Member of the Oklahoma House of Representatives for the 3rd district
- In office 1984–1998
- Preceded by: Mick Thompson
- Succeeded by: Kenneth Corn

Personal details
- Born: December 2, 1935 Howe, Oklahoma, U.S.
- Died: January 10, 2019 (aged 83) Rogers, Arkansas, U.S.
- Party: Democratic
- Spouse: Nancy Jo Livesay

= James E. Hamilton =

American politician (1935–2019)

James E. Hamilton (December 2, 1935 – January 10, 2019) was an American politician in the state of Oklahoma.

==Biography==
Hamilton was born in 1935 in Howe, Oklahoma. He attended Oklahoma State University and the University of Oklahoma and holds a Juris Doctor. He is an attorney. Hamilton was married to Nancy Jo Livesay. They had two children together.

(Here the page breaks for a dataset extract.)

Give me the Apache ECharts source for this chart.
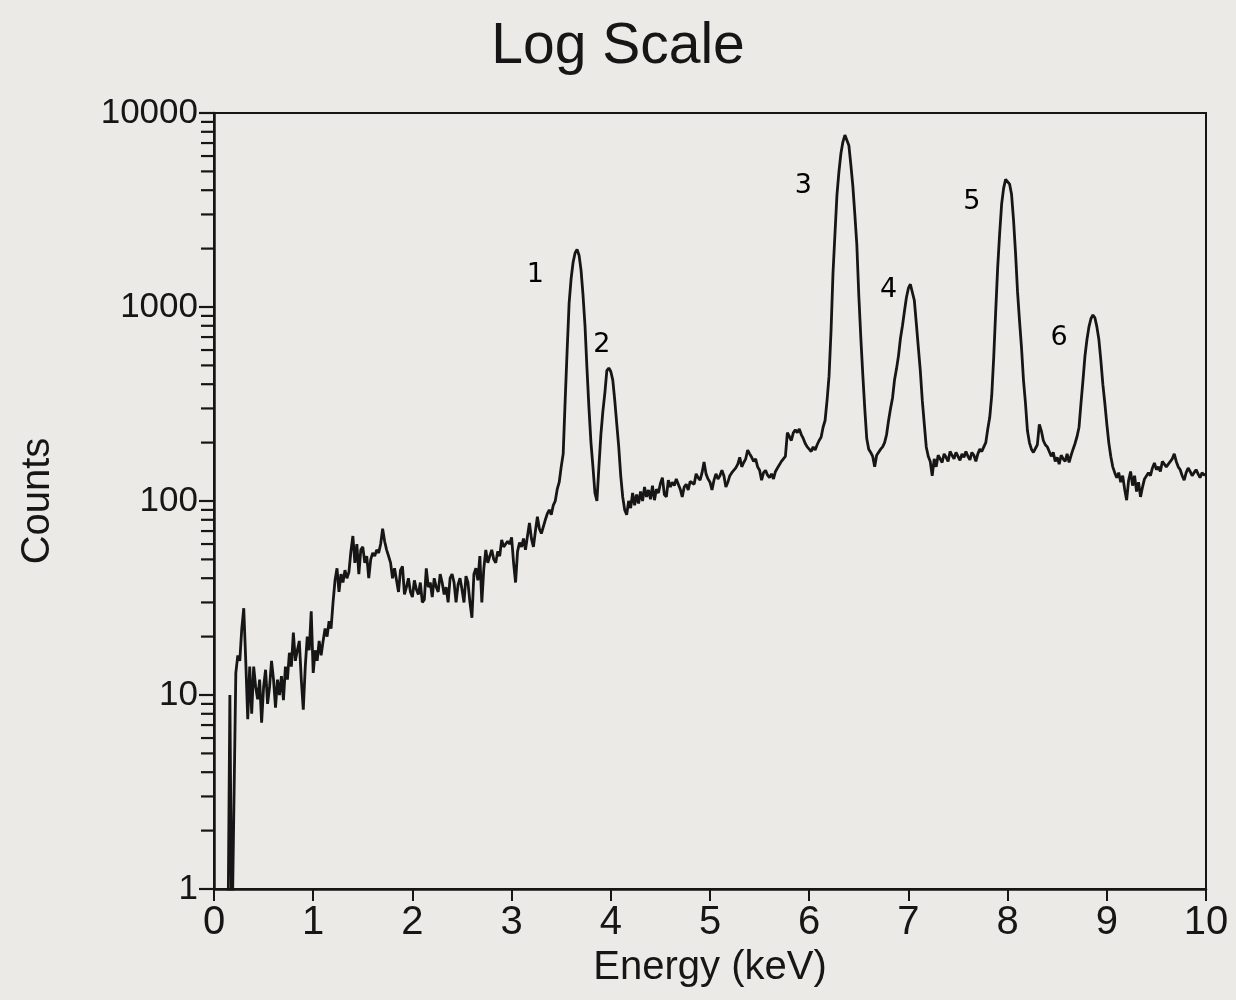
<!DOCTYPE html>
<html>
<head>
<meta charset="utf-8">
<script src="https://cdn.jsdelivr.net/npm/echarts@6/dist/echarts.min.js"></script>
<style>
html,body{margin:0;padding:0;background:#ebeae6;}
#chart{width:1236px;height:1000px;}
</style>
</head>
<body>
<div id="chart"></div>
<script>
// Spectrum: channel width 0.02 keV, starting at 0.00 keV
const energyStart = 0;
const energyStep = 0.02;
const counts = [
  null,null,null,null,null,null,null,0.5,10,0.5,
  0.5,13,16,15,22,28,15,7.5,14,8,
  14,11,9.5,12,7.2,11,13.5,9,11,15,
  12,8.6,12,10,12.5,9.4,14,12,16.5,14,
  21,15,17,19,12,8.4,14,20,17,27,
  13,17,15,19,16,19,22,20,24,22,
  30,39,45,34,42,38,44,40,43,55,
  66,48,60,42,56,58,48,52,40,50,
  54,52,56,54,60,72,62,56,52,48,
  40,45,39,34,44,46,33,36,40,34,
  32,39,35,33,38,30,31,45,36,38,
  32,40,36,34,42,38,33,36,30,40,
  42,38,30,37,40,35,30,41,38,30,
  25,42,45,39,52,30,45,56,48,52,
  56,50,48,55,52,63,58,58,62,60,
  65,48,38,55,61,58,64,56,66,77,
  64,58,70,83,72,68,68,80,86,90,
  85,95,100,115,125,150,175,330,600,1050,
  1400,1700,1900,1980,1850,1550,1150,800,480,300,
  200,150,110,100,150,220,290,360,470,485,
  465,420,330,250,190,135,105,90,85,100,
  92,110,95,108,97,112,100,118,105,114,
  102,120,101,115,110,
  123,132,108,105,128,118,125,120,130,128,
  115,105,118,122,114,126,128,122,138,132,
  128,140,159,138,130,125,114,128,138,130,
  135,144,135,118,125,135,140,138,148,155,
  168,150,158,165,183,175,168,160,165,150,
  144,128,140,144,136,132,138,130,142,148,
  145,160,165,170,225,215,205,225,233,225,
  235,220,210,198,190,185,180,190,183,195,
  205,213,240,260,330,440,750,1500,2400,3800,
  5000,6200,7100,7700,7800,6800,5400,4200,3000,2100,
  1150,700,450,300,210,185,178,170,150,172,
  168,185,190,200,220,260,300,340,420,480,
  560,690,800,950,1120,1250,1310,1280,1080,820,
  620,470,330,250,190,170,160,135,165,150,
  172,165,158,175,168,160,180,172,165,178,
  170,162,175,168,180,170,163,178,172,160,
  175,185,180,190,200,235,270,350,550,950,
  1600,2400,3400,4100,4550,4600,4300,3800,2800,1900,
  1200,850,620,420,320,230,200,185,178,175,
  195,248,230,205,195,190,180,170,178,160,
  168,155,172,165,160,175,158,172,185,198,
  215,240,320,420,560,680,790,870,910,880,
  790,680,530,400,320,250,200,170,150,140,
  132,140,125,135,115,101,128,142,120,135,
  112,125,105,118,130,128,140,135,148,157,
  145,150,142,160,162,150,155,152,165,175,
  160,150,145,135,128,140,148,142,135,140,
  145,138,132,140,136,138
];

// Peak annotation labels
const peakNames = ['1','2','3','4','5','6'];
const peakLabelX = [3.24, 3.91, 5.94, 6.80, 7.64, 8.52];
const peakLabelY = [1460, 640, 4200, 1220, 3480, 690];

// Axis ticks
const xTickLabels = ['0','1','2','3','4','5','6','7','8','9','10'];
const yDecades = [1, 10, 100, 1000];
const yMinorMultipliers = [2,3,4,5,6,7,8,9];

const lineData = counts.map((c, i) => [+(energyStart + i * energyStep).toFixed(2), c]);
const peakData = peakNames.map((n, i) => ({ value: [peakLabelX[i], peakLabelY[i]], name: n }));
const minorTicks = [];
yDecades.forEach(d => yMinorMultipliers.forEach(m => minorTicks.push([0, d * m])));

const ink = '#161616';
const chart = echarts.init(document.getElementById('chart'), null, { renderer: 'canvas' });
chart.setOption({
  backgroundColor: '#ebeae6',
  animation: false,
  title: {
    text: 'Log Scale',
    left: 'center',
    top: 14,
    textStyle: { fontFamily: 'Liberation Sans', fontSize: 57, fontWeight: 'normal', color: ink }
  },
  grid: {
    left: 214, right: 30, top: 113, bottom: 111,
    show: true, borderColor: ink, borderWidth: 2, backgroundColor: 'transparent'
  },
  xAxis: {
    type: 'value', min: 0, max: 10, interval: 1,
    name: 'Energy (keV)', nameLocation: 'middle', nameGap: 58,
    nameTextStyle: { fontFamily: 'Liberation Sans', fontSize: 40, color: ink },
    axisLine: { show: true, onZero: false, lineStyle: { color: ink, width: 2.5 } },
    axisTick: { show: true, inside: false, length: 12, lineStyle: { color: ink, width: 2 } },
    axisLabel: {
      margin: 14, fontFamily: 'Liberation Sans', fontSize: 40, color: ink,
      formatter: v => xTickLabels[Math.round(v)]
    },
    splitLine: { show: false }
  },
  yAxis: {
    type: 'log', logBase: 10, min: 1, max: 10000,
    name: 'Counts', nameLocation: 'middle', nameGap: 156, nameRotate: 90,
    nameTextStyle: { fontFamily: 'Liberation Sans', fontSize: 40, color: ink },
    axisLine: { show: true, lineStyle: { color: ink, width: 2.5 } },
    axisTick: { show: true, inside: false, length: 15, lineStyle: { color: ink, width: 2.2 } },
    axisLabel: {
      margin: 16, fontFamily: 'Liberation Sans', fontSize: 35, color: ink,
      formatter: v => String(Math.round(v))
    },
    splitLine: { show: false }
  },
  series: [
    {
      type: 'line',
      data: lineData,
      showSymbol: false,
      symbol: 'none',
      connectNulls: false,
      clip: true,
      lineStyle: { color: ink, width: 2.8 },
      z: 3
    },
    {
      type: 'custom',
      data: minorTicks,
      encode: { x: 0, y: 1 },
      clip: false,
      silent: true,
      renderItem: (params, api) => {
        const p = api.coord([api.value(0), api.value(1)]);
        return {
          type: 'line',
          shape: { x1: p[0] - 13, y1: p[1], x2: p[0], y2: p[1] },
          style: { stroke: ink, lineWidth: 2.2 }
        };
      },
      z: 4
    },
    {
      type: 'scatter',
      data: peakData,
      symbolSize: 1,
      itemStyle: { color: 'rgba(0,0,0,0)' },
      silent: true,
      label: {
        show: true, position: 'inside', formatter: p => p.name,
        fontFamily: 'DejaVu Sans', fontSize: 27, color: '#000', opacity: 1,
        textBorderWidth: 0, align: 'center', verticalAlign: 'middle'
      },
      z: 5
    }
  ]
});
</script>
</body>
</html>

James Hamilton was elected to the Oklahoma State Senate as a Democrat for the 4th district in a 1967 special election to fill the seat that was held by his father, Clem Hamilton, who died on May 30, 1967. He served in this role until 1976. During his time in the state senate he served as president pro tempore from 1973 to 1975. Hamilton returned to the legislature in 1984 when he was elected to serve in the Oklahoma House of Representatives' 3rd district. He held this position until 1998.

The Oklahoma Department of Corrections' Jim E. Hamilton Correctional Center is named after him.

Hamilton died January 10, 2019, at the age of 83.